L'autolicenciement, une fausse bonne idée ?

Marine Relinger

Retour sur la jurisprudence de la « prise d'acte », qui fait l'objet d'une proposition de loi, avec l'avocat Michaël Amado. Ce dernier souligne les risques, pour le salarié, d'une requalification en démission. Et conseille plus favorablement une « rupture conventionnelle du contrat », si cela est possible.

Alors qu'une proposition de loi pour encadrer la prise d'acte vient d'être déposée à l'initiative de 23 députés UMP, l'avocat Michaël Amado (cabinet Amado avocats) revient sur une procédure qu'il juge « beaucoup plus dangereuse qu'on ne le croit pour le salarié ».

Avec la prise d'acte, plus besoin d'attendre le bon vouloir de l'employeur pour quitter son poste.

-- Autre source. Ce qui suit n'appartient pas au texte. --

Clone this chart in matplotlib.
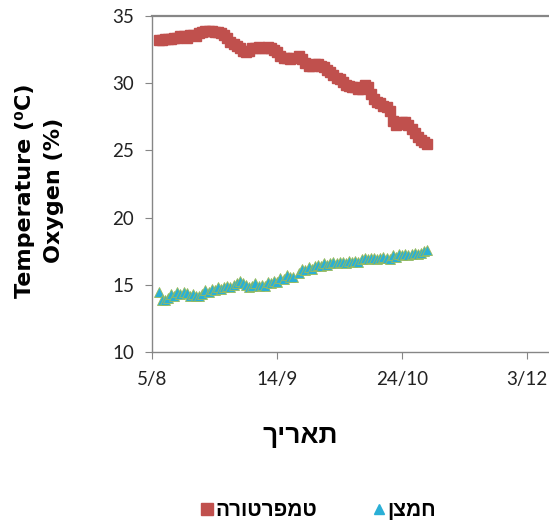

Ce mode de rupture du contrat de travail, créé par la jurisprudence, permet au salarié de prendre acte de la fin de son contrat et de quitter son poste « à condition de justifier d'un ou plusieurs manquements suffisamment grave(s) de l'employeur empêchant la poursuite de son contrat de travail », souligne Michaël Amado. Il s'agit, en général, d'une « modification unilatérale du contrat de travail engendrant par exemple une baisse sensible et non acceptée de la rémunération, le non paiement d'heures supplémentaires... », résume l'avocat.

Une procédure longue...

D'abord, « la procédure est longue : après avoir pris acte de la rupture de son contrat, le salarié saisira le Conseil de Prud'Hommes qui rendra sa décision un ou deux ans après la date de sa saisine, puis autant pour la Cour d'appel et, de même, pour la Cour de cassation », note ce dernier. Certes, la jurisprudence (retrouvez en ligne une synthèse des décisions de la Cour de cassation et une liste de motivations des cas présentés, issue du Dictionnaire permanent de Droit du travail) est utile pour situer son cas dans le cadre de l'existant. Mais « cette dernière porte sur des affaires qui ont 5 ou 6 ans et rien n'oblige les Conseils de Prud'hommes à suivre les décisions prises jusqu'ici par la Cour de cassation », prévient-il.

... sans statut véritable

Le risque pour le salarié est clair : pour faire simple, la prise d'acte n'a pas de « statut légal » en elle-même ; soit elle sera jugée comme fondée et débouchera à un licenciement sans cause réelle et sérieuse (favorable au salarié), soit elle sera requalifiée en démission. Et c'est au juge de trancher. « Si le plaignant ne réussit pas à démontrer clairement la faute suffisante de son employeur, il sera jugé démissionnaire », insiste Michaël Amado, en précisant que le salarié se retrouvera alors sans allocations chômage, devant éventuellement « rembourser les allocations chômages éventuellement perçues » quand bien même serait-il sans emploi.

« Personnellement, je ne fais plus faire de prise d'acte si le salarié risque de se retrouver au chômage. C'est trop dangereux. D'autant plus qu'il existe, depuis 2008, une porte de sortie honorable pour le salarié et l'employeur quand la relation n'est plus bonne : la rupture conventionnelle », note-t-il.

Préférer la rupture conventionnelle

La rupture conventionnelle, inscrite dans la loi de modernisation du marché du travail du 25 juin 2008, permet aux deux parties de mettre un terme au contrat et au salarié de toucher une indemnité de licenciement et les allocations chômage, ce qui n'est pas le cas dans le cadre d'une rupture à l'amiable. « C'est bien moins violent qu'un licenciement et c'est cette procédure là qui gagne du terrain », rapporte Michaël Amado.

(A prendre en note également : l'autre procédure existante, la résiliation judiciaire du contrat qui revient à demander au juge de se substituer à l'auteur de la rupture du contrat, ce qu'il est peu enclin à faire, serait, elle, très difficile à obtenir.)

Proposition de loi sur la prise d'acte, quoi de neuf ?

La proposition de loi relative à la prise d'acte récemment déposée par la députée Bérengère Poletti « se contente à priori principalement de reprendre la jurisprudence », donc rien ne changerait vraiment sur le fond. La prise d'acte ne deviendrait toujours pas une cause de rupture du contrat à part entière. Elle serait toujours considérée soit comme une démission, soit comme un licenciement sans cause réelle et sérieuse. « La proposition de loi, dont certains termes demeurent imprécis, revient à encadrer la prise d'acte dans un formalisme plus pesant pour le salarié. Et cela ne modifie pas les risques que ce dernier prend en matière de possible remboursement des allocations chômage », conclut l'avocat.